Produce an exact copy of the lines below that run from the line containing "Reproduce this chart with Plotly." to the line containing "line=dict(color=BLACK, width=1.8))", inclusive; any picture is omitted.

• Input data

⟨

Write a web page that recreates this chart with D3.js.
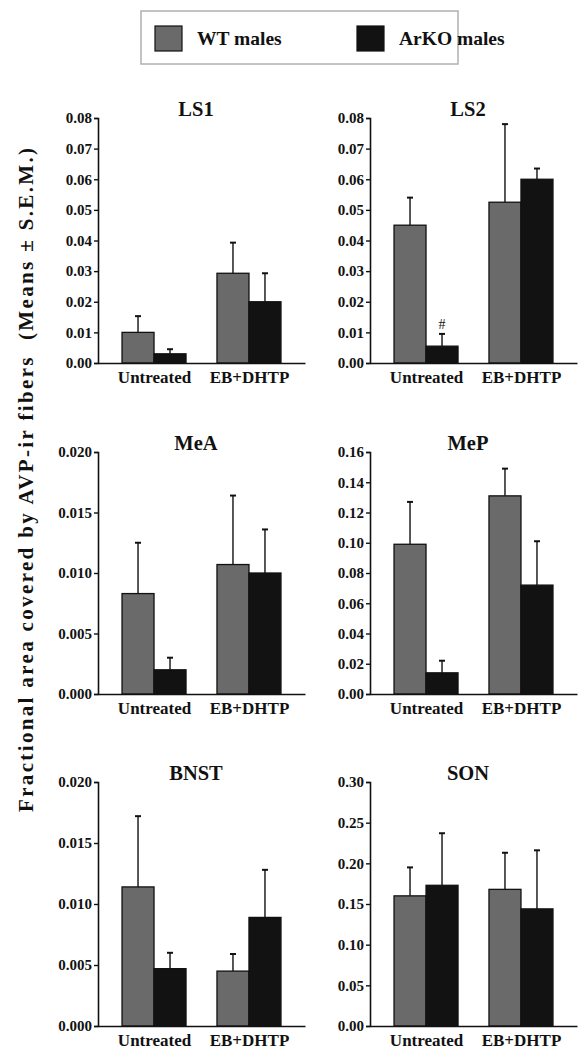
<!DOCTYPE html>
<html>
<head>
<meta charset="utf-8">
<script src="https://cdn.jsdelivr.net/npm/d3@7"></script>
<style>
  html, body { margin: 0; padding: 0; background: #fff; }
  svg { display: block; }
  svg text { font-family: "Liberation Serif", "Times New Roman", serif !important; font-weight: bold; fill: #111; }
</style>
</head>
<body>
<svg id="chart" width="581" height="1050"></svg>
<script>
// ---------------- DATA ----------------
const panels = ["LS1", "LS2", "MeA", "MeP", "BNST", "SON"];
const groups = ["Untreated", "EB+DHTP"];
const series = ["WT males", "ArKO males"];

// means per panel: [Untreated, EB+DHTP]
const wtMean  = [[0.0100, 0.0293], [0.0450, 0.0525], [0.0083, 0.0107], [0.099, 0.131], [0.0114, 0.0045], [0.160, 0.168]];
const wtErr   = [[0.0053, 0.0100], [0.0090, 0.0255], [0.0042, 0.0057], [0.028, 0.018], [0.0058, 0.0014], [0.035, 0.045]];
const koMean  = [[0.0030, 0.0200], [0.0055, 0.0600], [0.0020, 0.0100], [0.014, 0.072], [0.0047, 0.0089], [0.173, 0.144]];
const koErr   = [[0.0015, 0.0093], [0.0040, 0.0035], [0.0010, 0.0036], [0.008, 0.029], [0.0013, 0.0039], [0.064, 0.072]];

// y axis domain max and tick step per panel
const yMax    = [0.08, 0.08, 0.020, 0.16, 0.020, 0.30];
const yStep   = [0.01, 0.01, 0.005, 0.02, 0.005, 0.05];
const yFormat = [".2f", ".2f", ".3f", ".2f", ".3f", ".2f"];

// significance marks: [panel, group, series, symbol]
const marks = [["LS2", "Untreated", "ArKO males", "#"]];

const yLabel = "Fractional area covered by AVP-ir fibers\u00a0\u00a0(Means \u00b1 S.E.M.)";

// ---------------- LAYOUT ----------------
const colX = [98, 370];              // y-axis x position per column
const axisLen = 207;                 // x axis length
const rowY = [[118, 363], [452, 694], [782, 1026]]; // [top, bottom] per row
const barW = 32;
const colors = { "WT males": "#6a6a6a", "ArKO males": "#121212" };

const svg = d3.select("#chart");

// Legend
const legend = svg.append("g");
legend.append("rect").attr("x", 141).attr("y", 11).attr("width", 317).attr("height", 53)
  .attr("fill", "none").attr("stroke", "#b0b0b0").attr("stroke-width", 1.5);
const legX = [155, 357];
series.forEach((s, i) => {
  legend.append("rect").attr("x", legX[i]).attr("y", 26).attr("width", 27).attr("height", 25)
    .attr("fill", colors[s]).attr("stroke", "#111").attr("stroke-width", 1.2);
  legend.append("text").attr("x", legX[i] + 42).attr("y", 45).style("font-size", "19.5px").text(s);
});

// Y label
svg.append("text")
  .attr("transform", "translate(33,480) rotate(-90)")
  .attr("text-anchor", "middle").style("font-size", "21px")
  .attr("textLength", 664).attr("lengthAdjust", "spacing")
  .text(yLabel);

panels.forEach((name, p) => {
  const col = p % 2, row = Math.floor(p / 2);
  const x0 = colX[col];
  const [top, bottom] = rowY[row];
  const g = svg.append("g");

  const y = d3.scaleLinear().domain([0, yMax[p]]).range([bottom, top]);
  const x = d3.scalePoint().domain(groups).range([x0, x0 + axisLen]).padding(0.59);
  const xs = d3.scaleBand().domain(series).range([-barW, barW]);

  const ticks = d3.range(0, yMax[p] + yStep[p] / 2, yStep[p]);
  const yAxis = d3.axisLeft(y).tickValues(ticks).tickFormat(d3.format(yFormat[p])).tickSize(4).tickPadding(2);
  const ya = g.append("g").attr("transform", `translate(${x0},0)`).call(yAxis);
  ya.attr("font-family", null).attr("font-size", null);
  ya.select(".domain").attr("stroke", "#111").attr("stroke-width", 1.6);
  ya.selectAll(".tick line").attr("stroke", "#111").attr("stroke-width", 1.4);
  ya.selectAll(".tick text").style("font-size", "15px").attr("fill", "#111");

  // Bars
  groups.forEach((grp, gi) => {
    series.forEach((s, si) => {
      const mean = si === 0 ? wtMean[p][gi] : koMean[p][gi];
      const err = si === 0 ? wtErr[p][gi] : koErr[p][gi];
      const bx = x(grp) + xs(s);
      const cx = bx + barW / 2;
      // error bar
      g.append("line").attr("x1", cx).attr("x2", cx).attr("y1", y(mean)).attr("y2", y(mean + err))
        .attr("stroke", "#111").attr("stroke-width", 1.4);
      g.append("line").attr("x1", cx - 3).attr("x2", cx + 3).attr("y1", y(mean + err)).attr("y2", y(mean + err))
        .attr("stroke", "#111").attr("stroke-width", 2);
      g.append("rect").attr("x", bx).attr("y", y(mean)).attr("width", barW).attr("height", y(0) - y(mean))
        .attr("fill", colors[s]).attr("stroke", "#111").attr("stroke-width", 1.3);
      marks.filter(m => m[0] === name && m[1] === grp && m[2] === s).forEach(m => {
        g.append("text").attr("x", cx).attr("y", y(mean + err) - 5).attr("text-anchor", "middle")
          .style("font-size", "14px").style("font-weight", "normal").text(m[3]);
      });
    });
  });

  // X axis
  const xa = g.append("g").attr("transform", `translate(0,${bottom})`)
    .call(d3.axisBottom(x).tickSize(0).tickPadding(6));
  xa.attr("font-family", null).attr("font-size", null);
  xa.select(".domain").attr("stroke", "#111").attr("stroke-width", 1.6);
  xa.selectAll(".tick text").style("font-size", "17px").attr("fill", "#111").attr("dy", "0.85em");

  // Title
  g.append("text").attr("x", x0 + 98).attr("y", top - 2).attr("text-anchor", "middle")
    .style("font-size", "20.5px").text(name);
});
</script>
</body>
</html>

⟩
⟨

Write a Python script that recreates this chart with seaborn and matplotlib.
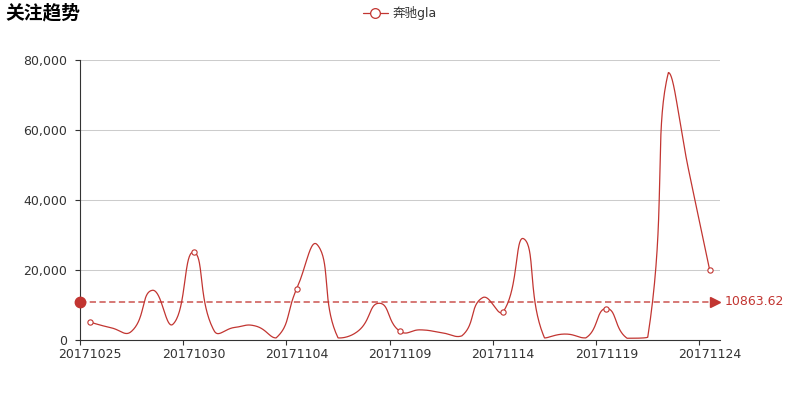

⟩
⟨

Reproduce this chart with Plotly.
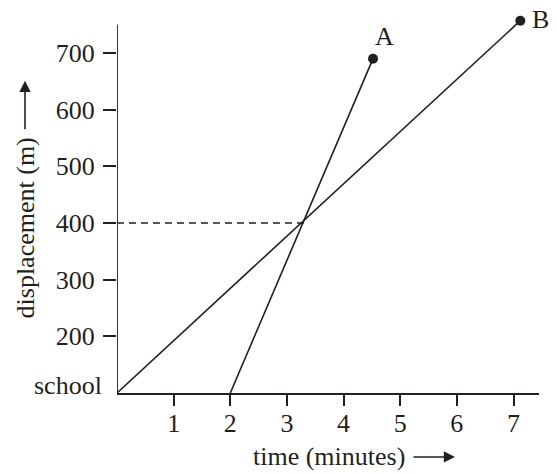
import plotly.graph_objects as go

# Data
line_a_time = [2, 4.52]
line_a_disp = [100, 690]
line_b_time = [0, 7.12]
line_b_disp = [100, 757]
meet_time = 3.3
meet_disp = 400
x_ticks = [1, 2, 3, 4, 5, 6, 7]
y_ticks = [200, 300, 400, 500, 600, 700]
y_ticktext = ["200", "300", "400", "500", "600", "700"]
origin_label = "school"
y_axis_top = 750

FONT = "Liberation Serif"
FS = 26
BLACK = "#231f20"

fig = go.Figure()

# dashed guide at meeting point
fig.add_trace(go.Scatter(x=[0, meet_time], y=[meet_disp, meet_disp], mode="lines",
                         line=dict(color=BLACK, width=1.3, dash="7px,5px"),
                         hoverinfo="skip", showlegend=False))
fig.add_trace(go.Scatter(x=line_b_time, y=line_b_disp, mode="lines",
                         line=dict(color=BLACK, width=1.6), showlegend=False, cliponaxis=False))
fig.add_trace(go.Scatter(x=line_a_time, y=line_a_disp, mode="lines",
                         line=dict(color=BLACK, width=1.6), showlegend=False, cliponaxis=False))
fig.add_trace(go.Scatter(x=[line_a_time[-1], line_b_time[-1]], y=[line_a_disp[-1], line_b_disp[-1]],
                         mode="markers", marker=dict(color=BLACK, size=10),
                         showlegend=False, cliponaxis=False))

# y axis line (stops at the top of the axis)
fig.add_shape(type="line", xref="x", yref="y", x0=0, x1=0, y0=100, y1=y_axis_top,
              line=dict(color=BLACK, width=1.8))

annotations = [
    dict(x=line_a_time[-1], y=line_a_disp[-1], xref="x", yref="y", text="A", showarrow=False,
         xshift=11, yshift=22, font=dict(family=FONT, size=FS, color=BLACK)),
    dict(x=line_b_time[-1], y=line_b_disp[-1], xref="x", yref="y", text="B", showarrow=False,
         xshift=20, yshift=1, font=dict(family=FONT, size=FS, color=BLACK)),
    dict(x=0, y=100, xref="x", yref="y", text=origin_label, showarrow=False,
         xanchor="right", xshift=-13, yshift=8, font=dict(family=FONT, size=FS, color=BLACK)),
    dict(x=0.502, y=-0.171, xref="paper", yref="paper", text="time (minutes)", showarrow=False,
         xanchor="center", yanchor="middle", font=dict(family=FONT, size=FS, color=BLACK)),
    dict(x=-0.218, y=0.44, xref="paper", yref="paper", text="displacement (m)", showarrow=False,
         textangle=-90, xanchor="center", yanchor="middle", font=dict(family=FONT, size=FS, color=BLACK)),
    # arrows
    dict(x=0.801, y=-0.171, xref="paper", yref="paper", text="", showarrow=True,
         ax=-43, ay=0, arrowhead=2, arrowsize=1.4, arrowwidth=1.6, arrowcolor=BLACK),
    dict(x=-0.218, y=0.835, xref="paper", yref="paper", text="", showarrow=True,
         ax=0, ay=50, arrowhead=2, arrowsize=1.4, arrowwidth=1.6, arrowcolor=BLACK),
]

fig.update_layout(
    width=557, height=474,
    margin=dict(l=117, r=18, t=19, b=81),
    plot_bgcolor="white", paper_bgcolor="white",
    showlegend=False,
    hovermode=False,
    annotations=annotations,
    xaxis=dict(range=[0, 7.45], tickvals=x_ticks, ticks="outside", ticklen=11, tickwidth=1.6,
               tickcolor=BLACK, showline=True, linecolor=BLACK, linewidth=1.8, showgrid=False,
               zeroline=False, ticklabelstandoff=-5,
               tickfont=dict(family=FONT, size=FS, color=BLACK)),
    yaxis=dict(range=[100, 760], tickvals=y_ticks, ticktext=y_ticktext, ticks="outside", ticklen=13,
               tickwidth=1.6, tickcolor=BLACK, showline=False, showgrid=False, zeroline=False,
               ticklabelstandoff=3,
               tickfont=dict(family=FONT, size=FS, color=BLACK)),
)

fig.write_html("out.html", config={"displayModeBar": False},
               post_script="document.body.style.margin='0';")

⟩

• The response
Reproduce this chart with Plotly.
import plotly.graph_objects as go

# Data
line_a_time = [2, 4.52]
line_a_disp = [100, 690]
line_b_time = [0, 7.12]
line_b_disp = [100, 757]
meet_time = 3.3
meet_disp = 400
x_ticks = [1, 2, 3, 4, 5, 6, 7]
y_ticks = [200, 300, 400, 500, 600, 700]
y_ticktext = ["200", "300", "400", "500", "600", "700"]
origin_label = "school"
y_axis_top = 750

FONT = "Liberation Serif"
FS = 26
BLACK = "#231f20"

fig = go.Figure()

# dashed guide at meeting point
fig.add_trace(go.Scatter(x=[0, meet_time], y=[meet_disp, meet_disp], mode="lines",
                         line=dict(color=BLACK, width=1.3, dash="7px,5px"),
                         hoverinfo="skip", showlegend=False))
fig.add_trace(go.Scatter(x=line_b_time, y=line_b_disp, mode="lines",
                         line=dict(color=BLACK, width=1.6), showlegend=False, cliponaxis=False))
fig.add_trace(go.Scatter(x=line_a_time, y=line_a_disp, mode="lines",
                         line=dict(color=BLACK, width=1.6), showlegend=False, cliponaxis=False))
fig.add_trace(go.Scatter(x=[line_a_time[-1], line_b_time[-1]], y=[line_a_disp[-1], line_b_disp[-1]],
                         mode="markers", marker=dict(color=BLACK, size=10),
                         showlegend=False, cliponaxis=False))

# y axis line (stops at the top of the axis)
fig.add_shape(type="line", xref="x", yref="y", x0=0, x1=0, y0=100, y1=y_axis_top,
              line=dict(color=BLACK, width=1.8))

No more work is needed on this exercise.